I mean, it’s really ridiculous that I shouldn’t have done it. I knew just what to do for him; I knew just how to write the sustained harmony for him that’s what he needed, really. A few people approached it occasionally in his career. There was an early record with Les Hite’s band, of “Memories Of You” and “You’re Lucky To Me”; I don’t know if you know that record—it still sounds beautiful today, and it’s got sustained harmony behind it. It’s not like a lot of his records, where they were playing stock arrangements, you know, and he’s just playing over it—beautiful, but the band’s terrible. The music they’re playing, I mean. But “Memories Of You” with that Les Hite band, with Lionel playing drums and vibes, man—it’s a great record. Then, much later in his career, around 1940 or so, somebody wrote him a sustained harmony of a tune called “I Wonder”. “I wonder, my little darlin’, these things that you”—you ever hear that record? It’s on Decca; Billy Butterfield’s playing behind him in a mute, and the band’s playing sustained harmony—it’s the right idea again.

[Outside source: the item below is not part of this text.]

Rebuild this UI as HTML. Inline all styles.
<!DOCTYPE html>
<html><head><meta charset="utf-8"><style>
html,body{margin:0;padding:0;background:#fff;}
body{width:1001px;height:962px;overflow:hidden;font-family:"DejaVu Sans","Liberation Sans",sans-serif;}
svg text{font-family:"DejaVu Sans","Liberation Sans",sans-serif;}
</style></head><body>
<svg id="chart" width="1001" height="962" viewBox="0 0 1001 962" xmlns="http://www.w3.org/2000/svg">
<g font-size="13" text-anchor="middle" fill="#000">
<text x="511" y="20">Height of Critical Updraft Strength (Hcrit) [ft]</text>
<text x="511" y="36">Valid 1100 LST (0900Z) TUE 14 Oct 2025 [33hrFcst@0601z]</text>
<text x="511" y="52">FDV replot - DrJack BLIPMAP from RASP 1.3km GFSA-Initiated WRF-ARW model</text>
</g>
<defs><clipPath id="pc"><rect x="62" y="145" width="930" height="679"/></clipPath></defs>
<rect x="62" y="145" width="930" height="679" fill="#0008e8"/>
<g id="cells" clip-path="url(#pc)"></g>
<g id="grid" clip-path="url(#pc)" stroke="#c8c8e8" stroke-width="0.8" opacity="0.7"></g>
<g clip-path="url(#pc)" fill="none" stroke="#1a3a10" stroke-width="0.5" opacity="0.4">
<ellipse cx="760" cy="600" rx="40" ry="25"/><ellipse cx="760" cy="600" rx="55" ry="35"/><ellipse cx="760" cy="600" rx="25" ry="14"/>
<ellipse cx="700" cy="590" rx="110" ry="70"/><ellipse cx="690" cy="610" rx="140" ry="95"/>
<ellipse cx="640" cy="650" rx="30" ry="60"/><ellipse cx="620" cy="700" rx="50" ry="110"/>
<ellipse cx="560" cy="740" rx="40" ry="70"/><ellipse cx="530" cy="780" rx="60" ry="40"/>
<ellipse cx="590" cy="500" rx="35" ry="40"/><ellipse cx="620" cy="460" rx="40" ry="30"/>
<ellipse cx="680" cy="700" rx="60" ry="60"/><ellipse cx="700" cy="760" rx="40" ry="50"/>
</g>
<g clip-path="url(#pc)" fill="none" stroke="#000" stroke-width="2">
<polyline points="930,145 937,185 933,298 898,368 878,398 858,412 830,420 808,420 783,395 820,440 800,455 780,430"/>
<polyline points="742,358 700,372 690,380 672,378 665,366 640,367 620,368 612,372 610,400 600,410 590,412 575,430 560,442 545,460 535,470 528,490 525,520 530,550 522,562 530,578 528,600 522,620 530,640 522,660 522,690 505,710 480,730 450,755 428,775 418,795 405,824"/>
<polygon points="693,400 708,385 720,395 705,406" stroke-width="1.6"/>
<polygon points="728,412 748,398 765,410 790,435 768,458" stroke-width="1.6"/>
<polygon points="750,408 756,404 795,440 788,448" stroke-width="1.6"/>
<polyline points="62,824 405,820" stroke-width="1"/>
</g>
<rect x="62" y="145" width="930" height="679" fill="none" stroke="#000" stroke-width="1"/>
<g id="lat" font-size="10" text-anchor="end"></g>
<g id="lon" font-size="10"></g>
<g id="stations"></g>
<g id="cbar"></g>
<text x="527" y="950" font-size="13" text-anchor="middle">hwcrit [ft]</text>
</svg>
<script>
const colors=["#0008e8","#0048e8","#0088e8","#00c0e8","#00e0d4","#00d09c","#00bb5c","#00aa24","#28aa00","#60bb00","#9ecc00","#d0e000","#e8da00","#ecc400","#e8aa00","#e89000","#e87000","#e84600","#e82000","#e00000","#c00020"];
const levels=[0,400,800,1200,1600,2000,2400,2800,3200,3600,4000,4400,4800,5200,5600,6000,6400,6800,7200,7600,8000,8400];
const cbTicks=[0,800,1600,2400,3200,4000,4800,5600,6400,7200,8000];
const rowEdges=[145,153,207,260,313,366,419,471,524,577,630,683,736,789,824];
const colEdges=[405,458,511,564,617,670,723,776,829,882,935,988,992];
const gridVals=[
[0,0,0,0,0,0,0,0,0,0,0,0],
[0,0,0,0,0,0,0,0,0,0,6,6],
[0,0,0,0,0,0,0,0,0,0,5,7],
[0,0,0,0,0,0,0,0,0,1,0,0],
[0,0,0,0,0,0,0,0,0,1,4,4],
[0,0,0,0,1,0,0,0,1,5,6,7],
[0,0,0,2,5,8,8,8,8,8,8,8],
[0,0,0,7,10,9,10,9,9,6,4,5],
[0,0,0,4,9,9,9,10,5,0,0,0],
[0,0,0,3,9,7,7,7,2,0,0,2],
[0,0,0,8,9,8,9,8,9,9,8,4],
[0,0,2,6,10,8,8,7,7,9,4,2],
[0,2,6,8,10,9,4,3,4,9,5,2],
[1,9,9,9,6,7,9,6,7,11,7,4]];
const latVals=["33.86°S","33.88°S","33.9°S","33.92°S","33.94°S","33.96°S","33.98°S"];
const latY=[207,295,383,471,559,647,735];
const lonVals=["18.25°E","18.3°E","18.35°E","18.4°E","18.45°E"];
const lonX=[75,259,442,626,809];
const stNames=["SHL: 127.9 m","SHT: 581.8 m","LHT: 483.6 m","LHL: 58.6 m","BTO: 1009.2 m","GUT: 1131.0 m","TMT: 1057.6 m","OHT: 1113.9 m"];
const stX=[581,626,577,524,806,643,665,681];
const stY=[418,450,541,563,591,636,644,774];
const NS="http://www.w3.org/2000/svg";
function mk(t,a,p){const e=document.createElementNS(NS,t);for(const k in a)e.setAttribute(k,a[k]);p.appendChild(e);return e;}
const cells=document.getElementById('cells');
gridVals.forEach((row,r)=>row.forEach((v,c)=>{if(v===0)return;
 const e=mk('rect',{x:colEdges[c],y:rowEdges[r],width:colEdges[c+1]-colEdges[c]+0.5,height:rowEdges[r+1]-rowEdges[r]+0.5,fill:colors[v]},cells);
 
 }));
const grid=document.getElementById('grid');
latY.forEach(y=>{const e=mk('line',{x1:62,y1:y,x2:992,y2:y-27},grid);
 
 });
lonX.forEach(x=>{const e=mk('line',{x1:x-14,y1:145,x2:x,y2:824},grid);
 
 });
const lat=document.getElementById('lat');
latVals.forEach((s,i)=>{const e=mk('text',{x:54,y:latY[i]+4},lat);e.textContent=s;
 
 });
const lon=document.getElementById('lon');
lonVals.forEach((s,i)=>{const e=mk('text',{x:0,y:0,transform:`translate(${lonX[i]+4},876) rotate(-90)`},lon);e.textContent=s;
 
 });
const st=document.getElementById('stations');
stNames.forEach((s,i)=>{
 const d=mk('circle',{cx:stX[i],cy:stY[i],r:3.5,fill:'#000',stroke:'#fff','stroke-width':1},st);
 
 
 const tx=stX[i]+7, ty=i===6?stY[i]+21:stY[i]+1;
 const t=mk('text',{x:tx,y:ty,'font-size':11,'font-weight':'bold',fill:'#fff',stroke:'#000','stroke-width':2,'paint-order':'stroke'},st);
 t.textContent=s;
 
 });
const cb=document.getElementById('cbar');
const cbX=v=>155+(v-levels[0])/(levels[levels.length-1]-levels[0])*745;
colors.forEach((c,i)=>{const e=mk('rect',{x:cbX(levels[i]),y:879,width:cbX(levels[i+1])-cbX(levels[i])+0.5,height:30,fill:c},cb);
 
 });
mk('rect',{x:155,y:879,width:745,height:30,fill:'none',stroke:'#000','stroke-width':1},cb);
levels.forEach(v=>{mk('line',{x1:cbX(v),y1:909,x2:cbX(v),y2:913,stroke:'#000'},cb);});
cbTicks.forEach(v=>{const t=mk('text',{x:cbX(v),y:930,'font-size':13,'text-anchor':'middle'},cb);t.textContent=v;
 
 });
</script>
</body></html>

Then another disappointment was Jimi Hendrix—you’d planned to do something with him.

That’s right. Yeah he was coming into town that following Monday. Alan Douglas had arranged for us to meet; he’d given him the album “Sketches Of Spain”.

And the idea was for him to make a guitar record—not to sing. Because Alan felt, as I felt too, that actually he wasn’t appreciated even by himself. He was acting very shy, about how really good and innovative he was on the guitar: “Oh, that?”—he had that kind of attitude a lot of times. As a matter of fact, I met his recording engineer in New York one time—I think the man’s name was Ed Kramer, and he told me that when Hendrix first sang on that first album, he wouldn’t face the control booth; he had to turn his back to ‘em on a stool and sing, so nobody could see him singing. Imagine that—that’s genuine shyness, right? He got over it, but I mean, that’s how it started.

The way he died—it was just a tough break, to be careless enough to use barbiturate and alcohol. I mean, it happened to Tommy Dorsey—the same thing, exactly—he was taking that barbiturate, and it don’t mix with alcohol. Terrible. It happened to Dorothy Kilgallen and several famous people and yet, don’t you know, they don’t really tell people that enough. That should be standard first–aid knowledge right? But you did the next best thing and did the “Gil Evans plays Jimi Hendrix” album, as your tribute to him.

Yeah, right and RCA never did promote it. I expected to get a lot of AM plays from that album, and it would help me out with my following albums, you know.

And the man who is president of Columbia now even wrote them a letter at that time, telling ‘em what a great album and what a great idea it was. Yet they didn’t promote it—even the administrative people admitted that.

Some day they’ll reissue it and it’ll do better. There was no reason why they shouldn’t have done some promotion on that, made it much more available. That’s got an opening track on it that’s strictly AM music. “Angel” that Dave Sanborn plays—they could just sell that record easy if they’d try; it’s an ideal filler, you know. I was drug about that.